Bob -- Is the sentence I quoted above new with the 2016 revision? It seems a bit unclear.
Also note, from 1.3 Player's Use of Equipment -- "The equipment must be used only for the purpose or in the manner that the equipment was intended."
The sentence about the configuration of the bridges being up to the player has been there since January, 2008.
Another example of an unusual use of the bridge is one I've seen a couple of times by snooker players (well, it's a rest). Grip the normal bridge stick as if it were a cue about a foot from the end. Place your knuckles of the bridge grip hand on the cloth. Raise the head of the bridge until the butt end of the bridge stick touches the cloth. Place your cue stick on the upraised bridge head and shoot.

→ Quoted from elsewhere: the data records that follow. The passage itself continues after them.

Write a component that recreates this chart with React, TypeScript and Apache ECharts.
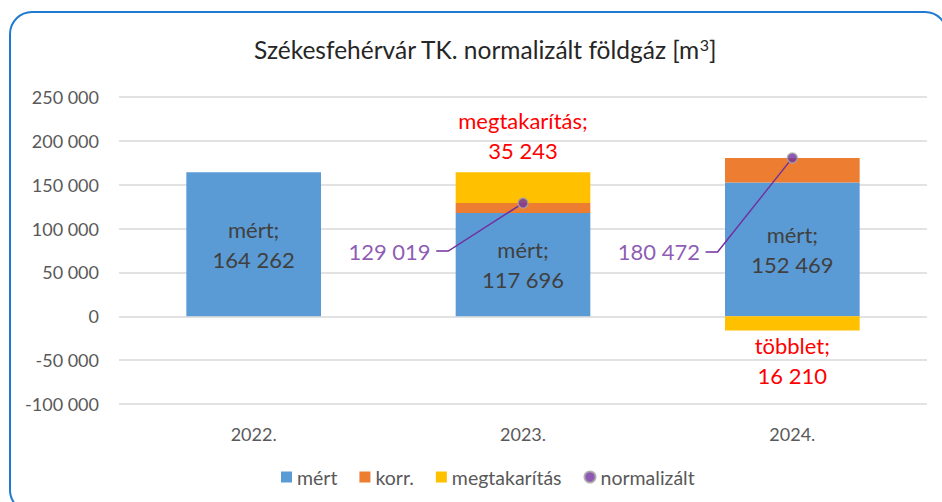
import React, { useEffect, useRef } from "react";
import * as echarts from "echarts";

const categories = ["2022.", "2023.", "2024."];
const mertValues = [164262, 117696, 152469];
const korrValues = [null, 11323, 28003];
const savingValues = [null, 35243, -16210];
const savingNames = ["", "megtakarítás", "többlet"];
const normalizedValues = [null, 129019, 180472];
const yTicks = { min: -100000, max: 250000, interval: 50000 };

const FONT = "Lato";

function fmt(v: number): string {
  const s = Math.abs(Math.round(v)).toString().replace(/\B(?=(\d{3})+(?!\d))/g, " ");
  return (v < 0 ? "-" : "") + s;
}

export default function App() {
  const ref = useRef<HTMLDivElement>(null);
  useEffect(() => {
    if (!ref.current) return;
    const chart = echarts.init(ref.current, undefined, { renderer: "svg" });
    const option: any = {
      animation: false,
      backgroundColor: "#ffffff",
      textStyle: { fontFamily: FONT },
      title: {
        text: "Székesfehérvár TK. normalizált földgáz [m{sup|3}]",
        left: 480,
        textAlign: "center",
        top: 31,
        textStyle: {
          fontFamily: FONT,
          fontSize: 24.5,
          fontWeight: "normal",
          color: "#262626",
          rich: {
            sup: { fontSize: 16, fontFamily: FONT, color: "#262626", padding: [0, 0, 10, 0] },
          },
        },
      },
      graphic: [
        {
          type: "rect",
          shape: { x: 10, y: 12, width: 937, height: 500, r: 22 },
          style: { fill: "none", stroke: "#1f7ad0", lineWidth: 2 },
          silent: true,
          z: 100,
        },
      ],
      legend: {
        left: 276,
        top: 462,
        itemWidth: 11,
        itemHeight: 11,
        itemGap: 22,
        textStyle: { fontFamily: FONT, fontSize: 19.5, color: "#595959" },
        data: [
          { name: "mért", icon: "rect" },
          { name: "korr.", icon: "rect" },
          { name: "megtakarítás", icon: "rect" },
          { name: "normalizált", icon: "circle" },
        ],
      },
      grid: { left: 119, right: 15, top: 97, bottom: 98 },
      xAxis: {
        type: "category",
        data: categories,
        axisLine: { show: false, onZero: false },
        axisTick: { show: false },
        axisLabel: { margin: 21, fontFamily: FONT, fontSize: 18, color: "#595959" },
      },
      yAxis: {
        type: "value",
        min: yTicks.min,
        max: yTicks.max,
        interval: yTicks.interval,
        axisLine: { show: false },
        axisTick: { show: false },
        splitLine: { lineStyle: { color: "#d9d9d9", width: 1.5 } },
        axisLabel: {
          margin: 20,
          fontFamily: FONT,
          fontSize: 18,
          color: "#595959",
          formatter: (v: number) => fmt(v),
        },
      },
      series: [
        {
          name: "mért",
          type: "bar",
          stack: "total",
          barCategoryGap: "50%",
          data: mertValues,
          itemStyle: { color: "#5b9bd5" },
          label: {
            show: true,
            position: "inside",
            fontFamily: FONT,
            fontSize: 22,
            lineHeight: 30,
            color: "#404040",
            formatter: (p: any) => "mért;\n" + fmt(p.value),
          },
        },
        {
          name: "korr.",
          type: "bar",
          stack: "total",
          data: korrValues,
          itemStyle: { color: "#ed7d31" },
        },
        {
          name: "megtakarítás",
          type: "bar",
          stack: "total",
          data: savingValues.map((v) =>
            v == null
              ? null
              : {
                  value: v,
                  label: { position: v >= 0 ? "top" : "bottom", distance: v >= 0 ? 7 : 0 },
                }
          ),
          itemStyle: { color: "#ffc000" },
          label: {
            show: true,
            fontFamily: FONT,
            fontSize: 22,
            lineHeight: 30,
            color: "#ff0000",
            formatter: (p: any) => savingNames[p.dataIndex] + ";\n" + fmt(Math.abs(p.value)),
          },
        },
        {
          name: "normalizált",
          type: "scatter",
          data: normalizedValues,
          symbol: "circle",
          symbolSize: 10,
          z: 5,
          itemStyle: { color: "#7030a0", borderColor: "#a6a6a6", borderWidth: 1.5 },
          label: {
            show: true,
            position: "left",
            distance: 5,
            fontFamily: FONT,
            fontSize: 22,
            color: "#7030a0",
            formatter: (p: any) => fmt(p.value) + "\u00a0",
          },
          labelLine: { show: true, length2: 12, lineStyle: { color: "#7030a0", width: 1.5 } },
          labelLayout: (params: any) => {
            const dyList = [0, 48, 94];
            return { dx: -76, dy: dyList[params.dataIndex] };
          },
        },
      ],
    };
    chart.setOption(option);
    return () => chart.dispose();
  }, []);
  return (
    <div
      ref={ref}
      style={{ position: "absolute", left: 0, top: 0, width: 942, height: 502 }}
    />
  );
}
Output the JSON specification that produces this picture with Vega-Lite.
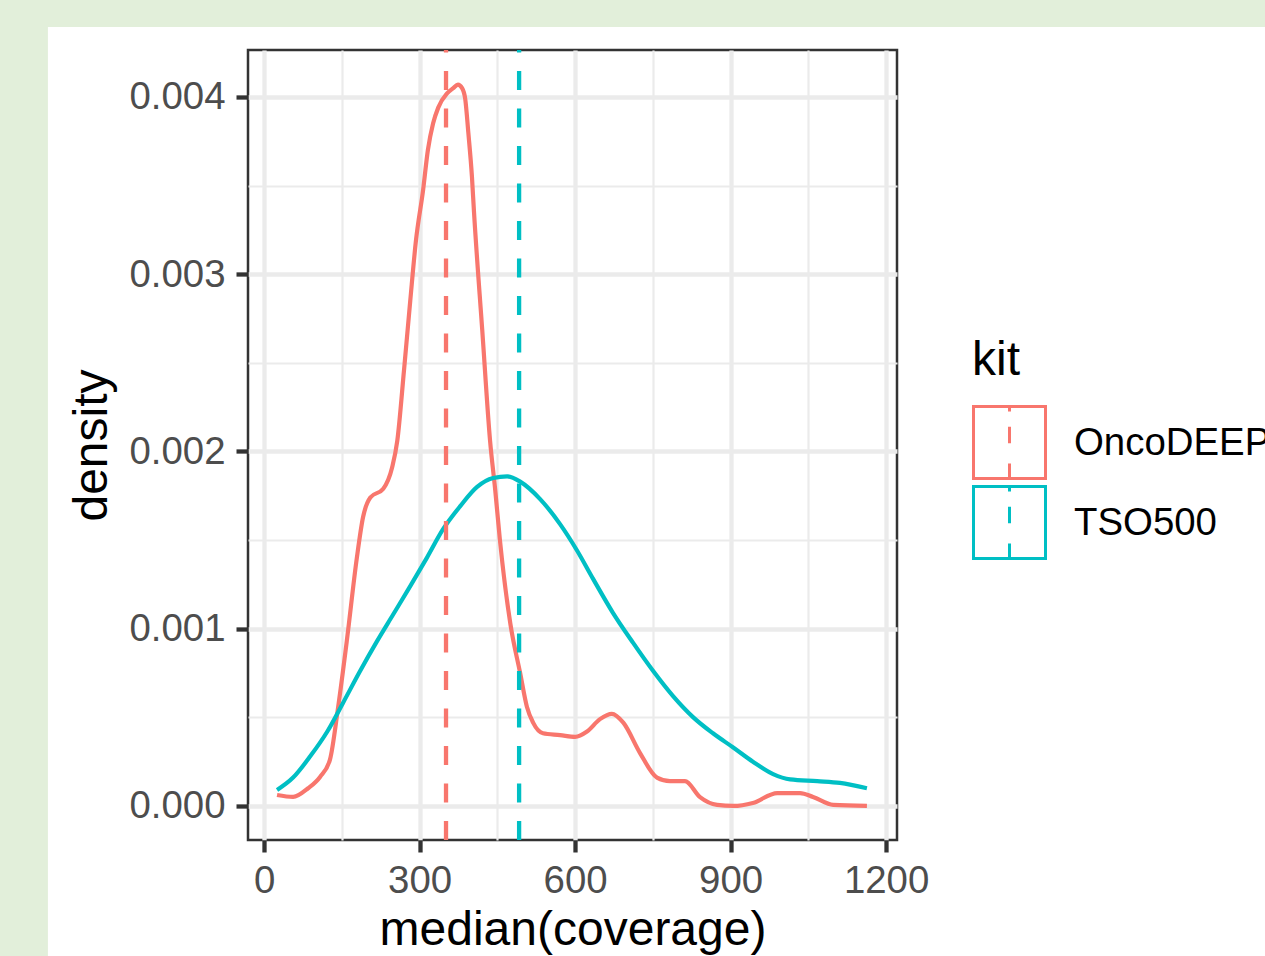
{
  "$schema": "https://vega.github.io/schema/vega-lite/v6.json",
  "width": 649,
  "height": 790,
  "autosize": {"type": "none"},
  "padding": {"left": 248, "top": 50, "right": 368, "bottom": 116},
  "background": "white",
  "config": {
    "font": "Liberation Sans",
    "view": {"stroke": "#333333", "strokeWidth": 2.5},
    "axis": {
      "domain": false,
      "grid": true,
      "gridColor": "#ebebeb",
      "tickColor": "#333333",
      "tickSize": 12,
      "tickWidth": 4.3,
      "labelColor": "#4d4d4d",
      "labelFontSize": 38.4,
      "titleFontSize": 48,
      "titleColor": "black",
      "titleFontWeight": "normal"
    }
  },
  "datasets": {
    "curves": [
      {"kit": "OncoDEEP", "coverage": 25, "density": 0.000062},
      {"kit": "OncoDEEP", "coverage": 56, "density": 0.000051},
      {"kit": "OncoDEEP", "coverage": 85, "density": 0.0001},
      {"kit": "OncoDEEP", "coverage": 108, "density": 0.000164},
      {"kit": "OncoDEEP", "coverage": 127, "density": 0.00026},
      {"kit": "OncoDEEP", "coverage": 143, "density": 0.00056},
      {"kit": "OncoDEEP", "coverage": 160, "density": 0.00094},
      {"kit": "OncoDEEP", "coverage": 179, "density": 0.0014},
      {"kit": "OncoDEEP", "coverage": 191, "density": 0.00163},
      {"kit": "OncoDEEP", "coverage": 205, "density": 0.00174},
      {"kit": "OncoDEEP", "coverage": 230, "density": 0.00179},
      {"kit": "OncoDEEP", "coverage": 247, "density": 0.00191},
      {"kit": "OncoDEEP", "coverage": 257, "density": 0.00206},
      {"kit": "OncoDEEP", "coverage": 270, "density": 0.00246},
      {"kit": "OncoDEEP", "coverage": 282, "density": 0.00285},
      {"kit": "OncoDEEP", "coverage": 293, "density": 0.00319},
      {"kit": "OncoDEEP", "coverage": 307, "density": 0.00348},
      {"kit": "OncoDEEP", "coverage": 316, "density": 0.0037},
      {"kit": "OncoDEEP", "coverage": 326, "density": 0.00385},
      {"kit": "OncoDEEP", "coverage": 336, "density": 0.00394},
      {"kit": "OncoDEEP", "coverage": 353, "density": 0.00402},
      {"kit": "OncoDEEP", "coverage": 365, "density": 0.00405},
      {"kit": "OncoDEEP", "coverage": 374, "density": 0.00407},
      {"kit": "OncoDEEP", "coverage": 382, "density": 0.00405},
      {"kit": "OncoDEEP", "coverage": 388, "density": 0.00399},
      {"kit": "OncoDEEP", "coverage": 394, "density": 0.0038},
      {"kit": "OncoDEEP", "coverage": 401, "density": 0.00355},
      {"kit": "OncoDEEP", "coverage": 405, "density": 0.00335},
      {"kit": "OncoDEEP", "coverage": 421, "density": 0.00268},
      {"kit": "OncoDEEP", "coverage": 436, "density": 0.00206},
      {"kit": "OncoDEEP", "coverage": 446, "density": 0.00178},
      {"kit": "OncoDEEP", "coverage": 455, "density": 0.0015},
      {"kit": "OncoDEEP", "coverage": 475, "density": 0.00103},
      {"kit": "OncoDEEP", "coverage": 494, "density": 0.00075},
      {"kit": "OncoDEEP", "coverage": 507, "density": 0.00056},
      {"kit": "OncoDEEP", "coverage": 519, "density": 0.00047},
      {"kit": "OncoDEEP", "coverage": 538, "density": 0.00041},
      {"kit": "OncoDEEP", "coverage": 571, "density": 0.0004},
      {"kit": "OncoDEEP", "coverage": 600, "density": 0.00039},
      {"kit": "OncoDEEP", "coverage": 623, "density": 0.00042},
      {"kit": "OncoDEEP", "coverage": 648, "density": 0.00049},
      {"kit": "OncoDEEP", "coverage": 671, "density": 0.00052},
      {"kit": "OncoDEEP", "coverage": 693, "density": 0.00047},
      {"kit": "OncoDEEP", "coverage": 725, "density": 0.0003},
      {"kit": "OncoDEEP", "coverage": 758, "density": 0.00016},
      {"kit": "OncoDEEP", "coverage": 783, "density": 0.00014},
      {"kit": "OncoDEEP", "coverage": 812, "density": 0.00014},
      {"kit": "OncoDEEP", "coverage": 841, "density": 0.00005},
      {"kit": "OncoDEEP", "coverage": 874, "density": 0.000006},
      {"kit": "OncoDEEP", "coverage": 905, "density": 0.0},
      {"kit": "OncoDEEP", "coverage": 943, "density": 0.000017},
      {"kit": "OncoDEEP", "coverage": 990, "density": 0.000073},
      {"kit": "OncoDEEP", "coverage": 1034, "density": 0.000073},
      {"kit": "OncoDEEP", "coverage": 1059, "density": 0.000051},
      {"kit": "OncoDEEP", "coverage": 1098, "density": 0.000006},
      {"kit": "OncoDEEP", "coverage": 1163, "density": 0.0},
      {"kit": "TSO500", "coverage": 25, "density": 0.00009},
      {"kit": "TSO500", "coverage": 56, "density": 0.00016},
      {"kit": "TSO500", "coverage": 89, "density": 0.00028},
      {"kit": "TSO500", "coverage": 122, "density": 0.00042},
      {"kit": "TSO500", "coverage": 152, "density": 0.00058},
      {"kit": "TSO500", "coverage": 185, "density": 0.00076},
      {"kit": "TSO500", "coverage": 218, "density": 0.00093},
      {"kit": "TSO500", "coverage": 249, "density": 0.00108},
      {"kit": "TSO500", "coverage": 282, "density": 0.00124},
      {"kit": "TSO500", "coverage": 314, "density": 0.0014},
      {"kit": "TSO500", "coverage": 345, "density": 0.00156},
      {"kit": "TSO500", "coverage": 378, "density": 0.00169},
      {"kit": "TSO500", "coverage": 411, "density": 0.0018},
      {"kit": "TSO500", "coverage": 442, "density": 0.00185},
      {"kit": "TSO500", "coverage": 469, "density": 0.00186},
      {"kit": "TSO500", "coverage": 494, "density": 0.00183},
      {"kit": "TSO500", "coverage": 533, "density": 0.00173},
      {"kit": "TSO500", "coverage": 571, "density": 0.00159},
      {"kit": "TSO500", "coverage": 604, "density": 0.00144},
      {"kit": "TSO500", "coverage": 635, "density": 0.00128},
      {"kit": "TSO500", "coverage": 673, "density": 0.00109},
      {"kit": "TSO500", "coverage": 712, "density": 0.00092},
      {"kit": "TSO500", "coverage": 751, "density": 0.00076},
      {"kit": "TSO500", "coverage": 789, "density": 0.00062},
      {"kit": "TSO500", "coverage": 828, "density": 0.0005},
      {"kit": "TSO500", "coverage": 866, "density": 0.00041},
      {"kit": "TSO500", "coverage": 905, "density": 0.00033},
      {"kit": "TSO500", "coverage": 943, "density": 0.00025},
      {"kit": "TSO500", "coverage": 982, "density": 0.00018},
      {"kit": "TSO500", "coverage": 1015, "density": 0.00015},
      {"kit": "TSO500", "coverage": 1067, "density": 0.00014},
      {"kit": "TSO500", "coverage": 1111, "density": 0.00013},
      {"kit": "TSO500", "coverage": 1163, "density": 0.0001}
    ],
    "medians": [
      {"kit": "OncoDEEP", "median": 351},
      {"kit": "TSO500", "median": 492}
    ]
  },
  "layer": [
    {
      "data": {"values": [{}]},
      "mark": {"type": "rect", "color": "#e2efda"},
      "encoding": {
        "x": {"datum": -520, "type": "quantitative"},
        "x2": {"datum": -417},
        "y": {"datum": 0.0046, "type": "quantitative"},
        "y2": {"datum": -0.0009}
      }
    },
    {
      "data": {"values": [{}]},
      "mark": {"type": "rect", "color": "#e2efda"},
      "encoding": {
        "x": {"datum": -520, "type": "quantitative"},
        "x2": {"datum": 1950},
        "y": {"datum": 0.0046, "type": "quantitative"},
        "y2": {"datum": 0.004395}
      }
    },
    {
      "data": {"name": "curves"},
      "mark": {"type": "line", "strokeWidth": 4.2, "interpolate": "monotone"},
      "encoding": {
        "x": {
          "field": "coverage",
          "type": "quantitative",
          "scale": {"domain": [-31, 1221], "nice": false, "zero": false},
          "axis": {
            "title": "median(coverage)",
            "grid": true,
            "values": [0, 150, 300, 450, 600, 750, 900, 1050, 1200],
            "format": "d",
            "labelExpr": "datum.value % 300 === 0 ? datum.label : ''",
            "gridWidth": {"condition": {"test": "datum.value % 300 === 0", "value": 4.3}, "value": 2.2},
            "tickOpacity": {"condition": {"test": "datum.value % 300 === 0", "value": 1}, "value": 0},
            "labelPadding": 10,
            "titlePadding": 7
          }
        },
        "y": {
          "field": "density",
          "type": "quantitative",
          "scale": {"domain": [-0.000192, 0.004265], "nice": false, "zero": false},
          "axis": {
            "title": "density",
            "grid": true,
            "values": [0, 0.0005, 0.001, 0.0015, 0.002, 0.0025, 0.003, 0.0035, 0.004],
            "format": ".3f",
            "labelExpr": "round(datum.value * 10000) % 10 === 0 ? datum.label : ''",
            "gridWidth": {"condition": {"test": "round(datum.value * 10000) % 10 === 0", "value": 4.3}, "value": 2.2},
            "tickOpacity": {"condition": {"test": "round(datum.value * 10000) % 10 === 0", "value": 1}, "value": 0},
            "labelPadding": 11,
            "titlePadding": 12
          }
        },
        "color": {
          "field": "kit",
          "type": "nominal",
          "scale": {"domain": ["OncoDEEP", "TSO500"], "range": ["#F8766D", "#00BFC4"]},
          "legend": {
            "orient": "none",
            "legendX": 724,
            "legendY": 287,
            "title": "kit",
            "titleFontSize": 48,
            "titleColor": "black",
            "titleFontWeight": "normal",
            "titlePadding": 20,
            "labelFontSize": 38.4,
            "labelColor": "black",
            "labelOffset": 27,
            "labelLimit": 0,
            "symbolType": "M-1,-1H1V1H-1Z M0,-1V-0.86 M0,-0.44V0.02 M0,0.58V1",
            "symbolSize": 5184,
            "symbolStrokeWidth": 3,
            "symbolFillColor": "transparent",
            "symbolDash": [],
            "rowPadding": -8,
            "padding": 0
          }
        }
      }
    },
    {
      "data": {"name": "medians"},
      "mark": {"type": "rule", "strokeWidth": 4.3, "strokeDash": [19, 18.5]},
      "encoding": {
        "x": {"field": "median", "type": "quantitative"},
        "y": {"datum": -0.000192, "type": "quantitative"},
        "y2": {"datum": 0.004265},
        "color": {"field": "kit", "type": "nominal"}
      }
    }
  ]
}
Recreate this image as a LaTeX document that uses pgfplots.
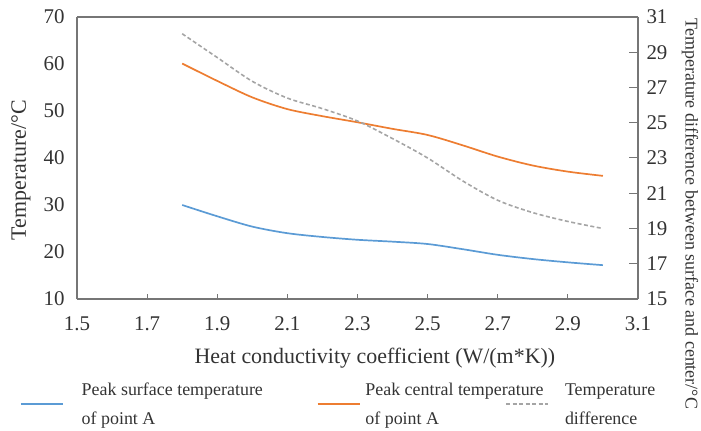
\documentclass[border=0pt]{standalone}
\usepackage{pgfplots}
\pgfplotsset{compat=1.18}
\usepackage{fontspec}
\setmainfont{Liberation Serif}
\definecolor{cblue}{RGB}{91,155,213}
\definecolor{corange}{RGB}{237,125,49}
\definecolor{cgray}{RGB}{165,165,165}
\definecolor{frame}{RGB}{118,118,118}
\newcommand\lgtwo[4]{\makebox[#1][l]{\hspace{#2}\begin{tabular}{@{}l@{}}#3\\[9bp]#4\end{tabular}}}

\pgfplotstableread{
x surf cent
1.8 30.0 60.1
1.9 27.6 56.4
2.0 25.4 52.9
2.1 24.0 50.4
2.2 23.2 48.9
2.3 22.6 47.6
2.4 22.2 46.2
2.5 21.7 44.9
2.6 20.6 42.7
2.7 19.4 40.3
2.8 18.5 38.4
2.9 17.8 37.1
3.0 17.2 36.2
}\tmain
\pgfplotstableread{
x diff
1.8 30.05
1.9 28.7
2.0 27.35
2.1 26.4
2.2 25.8
2.3 25.1
2.4 24.1
2.5 23.0
2.6 21.7
2.7 20.6
2.8 19.9
2.9 19.4
3.0 19.0
}\tdiff

\begin{document}
\begin{tikzpicture}
\begin{axis}[
  name=ax,
  scale only axis,
  width=561bp, height=282bp,
  xmin=1.5, xmax=3.1, ymin=10, ymax=70,
  xtick={1.5,1.7,...,3.1},
  ytick={10,20,...,70},
  axis y line*=left,
  axis x line*=bottom,
  axis line style={frame, line width=1.3bp},
  x tick style={frame, line width=1bp},
  xtick align=inside,
  major tick length=5bp,
  ytick style={draw=none},
  /pgf/number format/assume math mode=true,
  xticklabel style={/pgf/number format/fixed, /pgf/number format/fixed zerofill, /pgf/number format/precision=1},
  tick label style={font=\fontsize{21}{24}\selectfont, text=black!80},
  xticklabel style={yshift=-14bp},
  yticklabel style={xshift=-9bp},
  xlabel={Heat conductivity coefficient (W/(m*K))},
  xlabel style={font=\fontsize{22}{26}\selectfont, text=black!80, at={(rel axis cs:0.531,-0.21)}, anchor=center},
  ylabel={Temperature/°C},
  ylabel style={font=\fontsize{22}{26}\selectfont, text=black!80, at={(rel axis cs:-0.1,0.457)}, anchor=center},
  legend style={draw=none, fill=none, inner sep=0pt, outer sep=0pt,
    at={(rel axis cs:-0.1016,-0.344)}, anchor=west,
    font=\fontsize{18}{21}\selectfont, text=black!80,
    nodes={inner sep=0pt}, column sep=0pt},
  legend columns=3,
  legend cell align=left,
  legend image code/.code={\draw[#1] (0bp,-8bp) -- (42bp,-8bp);},
]
\addplot[cblue, line width=1.7bp, smooth, tension=0.5] table[x=x, y=surf] {\tmain};
\addlegendentry{\lgtwo{253bp}{18bp}{Peak surface temperature}{of point A}}
\addplot[corange, line width=1.7bp, smooth, tension=0.5] table[x=x, y=cent] {\tmain};
\addlegendentry{\lgtwo{145bp}{5bp}{Peak central temperature}{of point A}}
\addlegendimage{cgray, line width=1.6bp, dash pattern=on 4bp off 2.5bp}
\addlegendentry{\lgtwo{110bp}{16bp}{Temperature}{difference}}
\end{axis}
\begin{axis}[
  scale only axis,
  width=561bp, height=282bp,
  xmin=1.5, xmax=3.1, ymin=15, ymax=31,
  ytick={15,17,...,31},
  axis x line=none,
  axis y line*=right,
  axis line style={frame, line width=1.3bp},
  y tick style={frame, line width=1bp},
  ytick align=inside,
  major tick length=9bp,
  /pgf/number format/assume math mode=true,
  tick label style={font=\fontsize{21}{24}\selectfont, text=black!80},
  yticklabel style={xshift=5bp},
  ylabel={Temperature difference between surface and center/°C},
  ylabel style={font=\fontsize{18}{21}\selectfont, text=black!80, rotate=180, at={(rel axis cs:1.0927,1.007)}, anchor=west},
]
\addplot[cgray, line width=1.6bp, smooth, tension=0.5, dash pattern=on 4bp off 2.5bp] table[x=x, y=diff] {\tdiff};
\end{axis}
\draw[frame, line width=1.3bp] (ax.north west) -- (ax.north east);
\pgfresetboundingbox
\path (ax.south west) ++(-77bp,-132bp) rectangle ++(701bp,431bp);
\end{tikzpicture}
\end{document}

Personally, I think as long as the player is using the bridge (or two bridges) to support the cue stick there is no problem. That is the intended purpose and a close reading of 1.3 will note that "or" rather than "and" is used.
On a related topic, I've seen a player put a hand towel over the pocket liner of a corner pocket he had to bridge over because that liner was the cheap, gummy variety you see on some brands of tables. He did not want to get gummy crap on his shaft. His opponent tried to call a foul. Similarly, a local room had tables on which the feather strips were a little low so the rail cloth/wood boundary of the rail, where your shaft rests on rail shots, had an exposed sharp edge. Each rail shot at speed would ding the shaft, assuming a standard (Mosconi) rail bridge. I didn't think of it before they fixed the tables, but a rail bridge pad (towel) would have been a reasonable solution.
I suppose that the regulations need some kind of allowance for taking reasonable but perhaps somewhat unusual measures against lousy equipment. The method or measure needs to be available to both players.